Remember back when Jeff Bezos said he was going to make Amazon.com a gateway – or maybe a portal – to the web and the world said, “What’s that?” Bezos’ point was that in the future, all anyone would need to know — from a hot chick in LA to a grandma where ever grandmas hang out these days — to do any sort of shopping on the web would be — www.Amazon.com

Since we purchase pretty much everything from diapers to lawn mowers and computers at Amazon these days, you’ve got to hand it to the guy. He’s a visionary. Seems he never was worried all that much about making money selling books. And he’s done it again with the Kindle.

It’s the sort of device every book-addicted early -adopter had to have the second it came out. The thought of carrying around hundreds of books, with more for the asking at the speed of bandwidth and the price of jelly beans was just too much to resist. Did they do right by those customers as they upgraded and improved the Kindle? Of course not. No one ever does. It’s the bane of the early adopter.

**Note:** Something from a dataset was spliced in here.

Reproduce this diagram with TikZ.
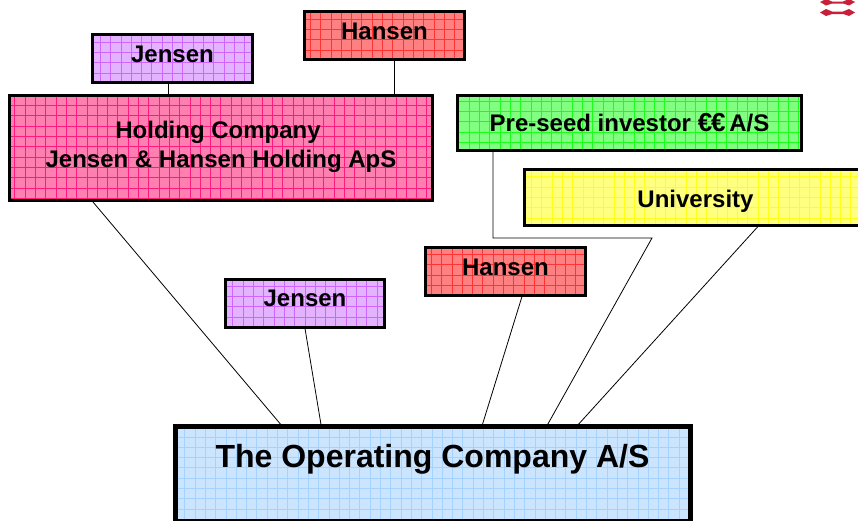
\documentclass[tikz,border=0pt]{standalone}
\usepackage{fontspec}
\setmainfont{Liberation Sans}
\definecolor{purpleA}{HTML}{E3B3FF}
\definecolor{purpleB}{HTML}{CC66FF}
\definecolor{redA}{HTML}{FF8080}
\definecolor{redB}{HTML}{FF3333}
\definecolor{pinkA}{HTML}{FF80B0}
\definecolor{pinkB}{HTML}{FF1A80}
\definecolor{greenA}{HTML}{80FF80}
\definecolor{greenB}{HTML}{1AFF1A}
\definecolor{yellowA}{HTML}{FFFF80}
\definecolor{yellowB}{HTML}{FFFF1A}
\definecolor{blueA}{HTML}{CCE5FF}
\definecolor{blueB}{HTML}{A6D2FF}
\definecolor{logored}{HTML}{C8203A}
\begin{document}
\begin{tikzpicture}[x=1pt,y=-1pt,
	gridbox/.style 2 args={draw=black, line width=3pt, fill=#1, inner sep=0pt, align=center, font=\bfseries\fontsize{24}{29}\selectfont,
		path picture={\draw[#2, line width=0.6pt, step=10.3pt, shift=(path picture bounding box.north west)] (path picture bounding box.south west) grid (path picture bounding box.north east);}},
	link/.style={line width=0.8pt, black}]
	%%%%% START %%%%%
	\useasboundingbox (0, 0) rectangle (858, 520);
	\clip (0, 0) rectangle (858, 520);

	\node[gridbox={purpleA}{purpleB}, minimum width=160pt, minimum height=48pt, text height=17pt, text depth=9pt] (jensenTop) at (172.5, 58.5) {Jensen};
	\node[gridbox={redA}{redB}, minimum width=160pt, minimum height=48pt, text height=17pt, text depth=9pt] (hansenTop) at (384.5, 35.5) {Hansen};
	\node[gridbox={pinkA}{pinkB}, minimum width=423pt, minimum height=105pt, text depth=8pt] (holding) at (221, 148) {Holding Company\hspace*{6pt}\\Jensen \& Hansen Holding ApS};
	\node[gridbox={greenA}{greenB}, minimum width=344pt, minimum height=55pt] (seed) at (629.5, 123) {Pre-seed investor {\fontsize{26}{29}\selectfont €\kern-1pt€}\kern-3pt\ A/S};
	\node[gridbox={yellowA}{yellowB}, minimum width=340pt, minimum height=56pt, text height=25pt, text depth=5pt] (university) at (694, 197.5) {\hspace*{3pt}University};
	\node[gridbox={redA}{redB}, minimum width=160pt, minimum height=48pt, text height=17pt, text depth=9pt] (hansenMid) at (505.5, 271) {Hansen};
	\node[gridbox={purpleA}{purpleB}, minimum width=159pt, minimum height=48pt, text height=17pt, text depth=10pt] (jensenMid) at (305, 303) {Jensen};
	\node[gridbox={blueA}{blueB}, line width=5pt, font=\bfseries\fontsize{32}{38}\selectfont, minimum width=515pt, minimum height=95.5pt, text height=25pt, text depth=37pt] (opco) at (432.5, 473.75) {The Operating Company A/S};

	\draw[link] ([xshift=77pt, yshift=3pt]jensenTop.south west) -- ([xshift=160pt]holding.north west);
	\draw[link] ([xshift=91pt]hansenTop.south west) -- ([xshift=386pt]holding.north west);
	\draw[link] ([xshift=85pt]holding.south west) -- ([xshift=110pt, yshift=-3pt]opco.north west);
	\draw[link] ([xshift=81pt]jensenMid.south west) -- ([xshift=149pt, yshift=-4pt]opco.north west);
	\draw[link] ([xshift=98pt]hansenMid.south west) -- ([xshift=309pt, yshift=-4pt]opco.north west);
	\coordinate (bendA) at (493, 238);
	\coordinate (bendB) at (652, 238);
	\draw[link] ([xshift=37pt, yshift=3pt]seed.south west) -- (bendA) -- (bendB) -- ([xshift=374pt, yshift=-3pt]opco.north west);
	\draw[link] ([xshift=235pt]university.south west) -- ([xshift=404pt, yshift=-3pt]opco.north west);

	% logo
	\fill[logored] (820, 2) -- (826, -1) -- (832, 1.5) -- (843, 1.5) -- (849, -1) -- (855, 2) -- (849, 5.5) -- (843, 3.5) -- (832, 3.5) -- (826, 5.5) -- cycle;
	\fill[logored] (820, 12.5) -- (826, 9) -- (832, 11.5) -- (843, 11.5) -- (849, 9) -- (855, 12.5) -- (849, 16) -- (843, 14) -- (832, 14) -- (826, 16) -- cycle;
	%%%%% END %%%%%
\end{tikzpicture}
\end{document}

What Amazon did do is create an incredible inventory of ebooks on Amazon – currently outselling physical books – as well as in the accounts of every Kindle owner. Enter Apple and the iPad or Barnes & Noble and the Nook. Talk about non-starters. If my books are already on Amazon, for my Kindle, why am I going to diddle with those?

To close the deal, Bezos and Amazon gave away the Kindle App for free, thus allowing their avid reader customers to read their Amazon-purchased Kindle books on any device!

Analysts predict there will soon come a time when 90% of the ebooks read on any device will be read through the Kindle app.

What can I say except …

Bezos calls it again!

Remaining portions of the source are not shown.